First of all, the 2gb file limit on the PS3 is false. I've noticed that DivX files larger than 2gb burned to a DVD will play. I had a two hour long TV show that I had recorded (at DVD quality) which weighed in at about 6gb (MPEG-2) before compression. I used DivX to squeeze it down to 3.6gb and burned it to a single layer DVD. I popped it into my PS3 and selected the disc from the video menu and found the file. The PS3 indicated that it was corrupted data. I assumed the file was too big but I tried it anyway and sure enough, it played back perfectly. It is possible that the 2gb limit is for locally stored video. According to DivX themselves, in order for a player to receive their certification, it must be able to play files up to 4gb, which the PS3 will do. DivX is a great way to quickly move TV shows recorded on your DVR to your PS3 or Xbox 360. DivX also allows you to encode video up to 1080p resolution for HD video.

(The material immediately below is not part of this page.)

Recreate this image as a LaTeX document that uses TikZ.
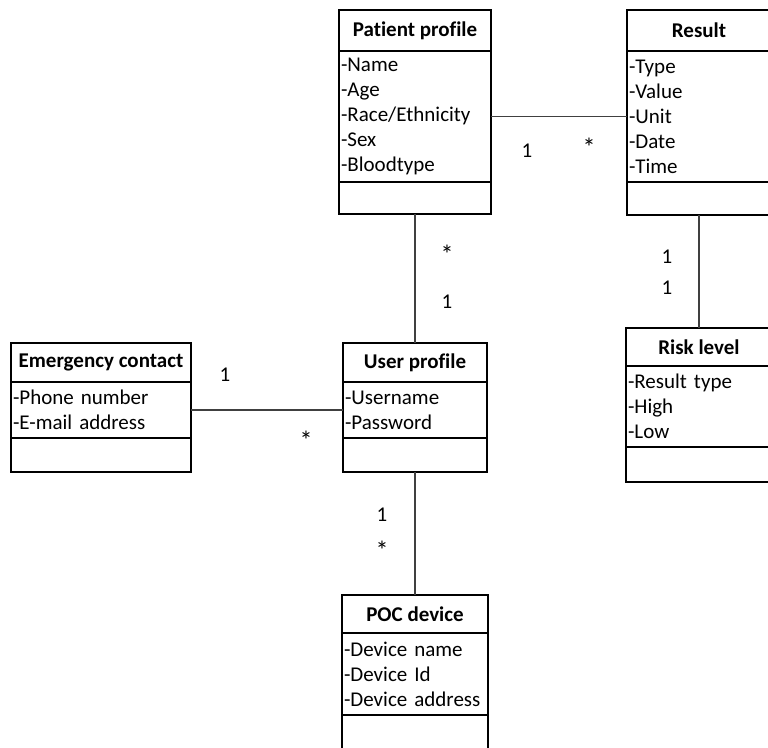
\documentclass[tikz,border=0pt]{standalone}
\usepackage{fontspec}
\setmainfont{Carlito}[Ligatures=NoCommon]
\begin{document}
\begin{tikzpicture}[x=1pt,y=-1pt]
    \tikzset{% styles for the class boxes
    head/.style={draw,line width=2.2pt,anchor=north west,inner sep=0pt,outer sep=0pt,font=\bfseries},
    attr/.style={draw,line width=2.2pt,anchor=north west,inner xsep=2pt,inner ysep=0pt,outer sep=0pt,align=left},
    meth/.style={draw,line width=2.2pt,anchor=north west,inner sep=0pt,outer sep=0pt},
    c1/.style={-,line width=1.2pt,black!75},
    mult/.style={inner sep=0pt},
    many/.style={mult,font=\fontsize{26}{26}\selectfont},
    }
    \useasboundingbox (0,0) rectangle (768,747);
    \fontsize{21}{25}\selectfont

    % Patient profile
    \node[head,minimum width=152,minimum height=41] (pph) at (339,10) {Patient profile};
    \node[attr,text width=148pt,minimum height=131] (ppa) at (pph.south west) {-Name\\-Age\\-Race/Ethnicity\\-Sex\\-Bloodtype};
    \node[meth,minimum width=152,minimum height=32] (ppm) at (ppa.south west) {};

    % Result
    \node[head,minimum width=144,minimum height=41] (resh) at (627,10) {Result};
    \node[attr,text width=140pt,minimum height=131] (resa) at (resh.south west) {-Type\\-Value\\-Unit\\-Date\\-Time};
    \node[meth,minimum width=144,minimum height=33] (resm) at (resa.south west) {};

    % Emergency contact
    \node[head,minimum width=180,minimum height=39] (ech) at (11,343) {Emergency contact};
    \node[attr,text width=176pt,minimum height=56] (eca) at (ech.south west) {-Phone number\\-E-mail address};
    \node[meth,minimum width=180,minimum height=34] (ecm) at (eca.south west) {};

    % User profile
    \node[head,minimum width=144,minimum height=39] (uph) at (343,343) {User profile};
    \node[attr,text width=140pt,minimum height=56] (upa) at (uph.south west) {-Username\\-Password};
    \node[meth,minimum width=144,minimum height=34] (upm) at (upa.south west) {};

    % Risk level
    \node[head,minimum width=146,minimum height=38] (rlh) at (626,328) {Risk level};
    \node[attr,text width=142pt,minimum height=81] (rla) at (rlh.south west) {-Result type\\-High\\-Low};
    \node[meth,minimum width=146,minimum height=35] (rlm) at (rla.south west) {};

    % POC device
    \node[head,minimum width=146,minimum height=38] (poch) at (342,595) {POC device};
    \node[attr,text width=142pt,minimum height=82] (poca) at (poch.south west) {-Device name\\-Device Id\\-Device address};
    \node[meth,minimum width=146,minimum height=34] (pocm) at (poca.south west) {};

    % Multiplicities
    \node[mult] (m1) at (527,151) {1};
    \node[many] (m2) at (589,147) {*};
    \node[many] (m3) at (447,254) {*};
    \node[mult] (m4) at (447,302) {1};
    \node[mult] (m5) at (667,257) {1};
    \node[mult] (m6) at (667,288) {1};
    \node[mult] (m7) at (225,375) {1};
    \node[many] (m8) at (306,440) {*};
    \node[mult] (m9) at (382,515) {1};
    \node[many] (m10) at (382,550) {*};

    % Edges
    \draw[c1] (ppa.east) -- (resa.west);
    \draw[c1] (ppm.south) -- (uph.north);
    \draw[c1] (resm.south) -- (rlh.north);
    \draw[c1] (eca.east) -- (upa.west);
    \draw[c1] (upm.south) -- (poch.north);
\end{tikzpicture}
\end{document}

In order to encode files, you need the DivX encoder. They "generously" give you a 7-day trial of DivX Converter, then you'll have to buy DivX pro afterward. However, they do offer an open source encoder called Dr DivX which is available from the official DivX Labs. The latest (and only) version available is still in the Beta stage but uses the latest DivX 6.8 codec. It's not as streamlined as the commercial version and novice users may find it overwhelming. However, it gets the job done and is well laid out with lots of encoding features. As with all open source, it's free and community maintained. To use it, all you have to do is select a video file, select your encoder settings, and click encode. You also have the alternative to used more advanced options such as audio encoding settings, custom resolutions, and custom cropping.